The problem: From the very first line of the data to the line containing "import plotly.graph_objects as go", retype everything exactly, leaving the pictures behind.

━━━━━━━━━━━━━━━━━━━━

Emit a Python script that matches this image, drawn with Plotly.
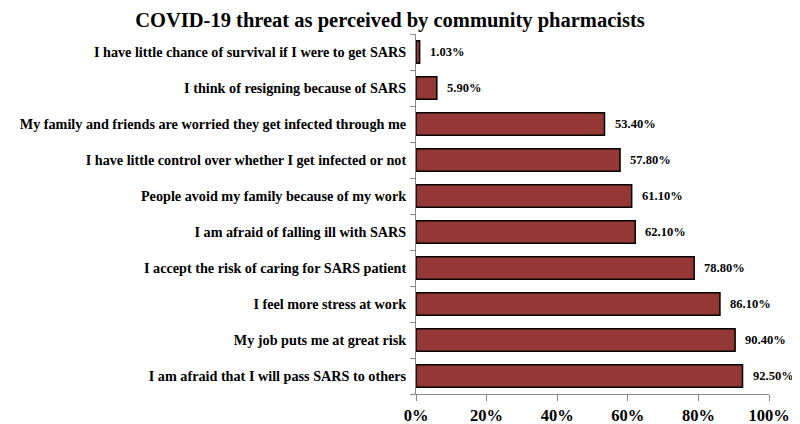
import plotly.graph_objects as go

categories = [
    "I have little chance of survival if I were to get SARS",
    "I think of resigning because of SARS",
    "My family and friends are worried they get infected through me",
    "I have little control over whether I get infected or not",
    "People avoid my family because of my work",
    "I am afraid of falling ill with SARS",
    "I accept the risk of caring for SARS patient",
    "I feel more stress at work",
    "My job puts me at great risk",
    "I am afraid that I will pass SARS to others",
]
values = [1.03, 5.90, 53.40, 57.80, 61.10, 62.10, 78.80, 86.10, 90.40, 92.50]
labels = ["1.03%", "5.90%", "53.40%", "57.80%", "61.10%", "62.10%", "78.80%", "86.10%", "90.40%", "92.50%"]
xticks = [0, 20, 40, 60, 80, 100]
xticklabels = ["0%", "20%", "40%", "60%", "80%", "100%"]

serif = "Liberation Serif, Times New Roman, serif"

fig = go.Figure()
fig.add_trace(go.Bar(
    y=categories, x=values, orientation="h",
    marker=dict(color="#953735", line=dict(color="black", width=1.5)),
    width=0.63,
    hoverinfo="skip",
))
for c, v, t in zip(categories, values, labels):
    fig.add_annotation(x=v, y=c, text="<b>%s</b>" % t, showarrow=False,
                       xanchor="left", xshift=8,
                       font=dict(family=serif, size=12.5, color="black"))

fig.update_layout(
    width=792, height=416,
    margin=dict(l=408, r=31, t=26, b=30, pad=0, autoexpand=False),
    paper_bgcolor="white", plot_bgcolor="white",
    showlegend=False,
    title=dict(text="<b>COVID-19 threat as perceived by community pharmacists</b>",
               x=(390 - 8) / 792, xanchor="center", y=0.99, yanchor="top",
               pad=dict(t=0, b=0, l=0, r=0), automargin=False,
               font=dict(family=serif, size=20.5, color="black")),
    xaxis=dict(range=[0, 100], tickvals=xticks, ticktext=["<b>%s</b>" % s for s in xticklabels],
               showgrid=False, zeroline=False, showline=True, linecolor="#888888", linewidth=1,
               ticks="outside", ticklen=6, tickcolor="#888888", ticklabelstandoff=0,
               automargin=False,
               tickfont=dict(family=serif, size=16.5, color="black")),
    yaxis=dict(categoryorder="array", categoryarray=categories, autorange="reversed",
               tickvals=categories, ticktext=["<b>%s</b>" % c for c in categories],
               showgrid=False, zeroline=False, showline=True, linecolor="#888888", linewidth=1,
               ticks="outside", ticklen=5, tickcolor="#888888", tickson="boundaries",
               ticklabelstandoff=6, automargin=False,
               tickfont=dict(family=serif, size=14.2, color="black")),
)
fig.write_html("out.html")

━━━━━━━━━━━━━━━━━━━━

Response to the task:
Emit a Python script that matches this image, drawn with Plotly.
import plotly.graph_objects as go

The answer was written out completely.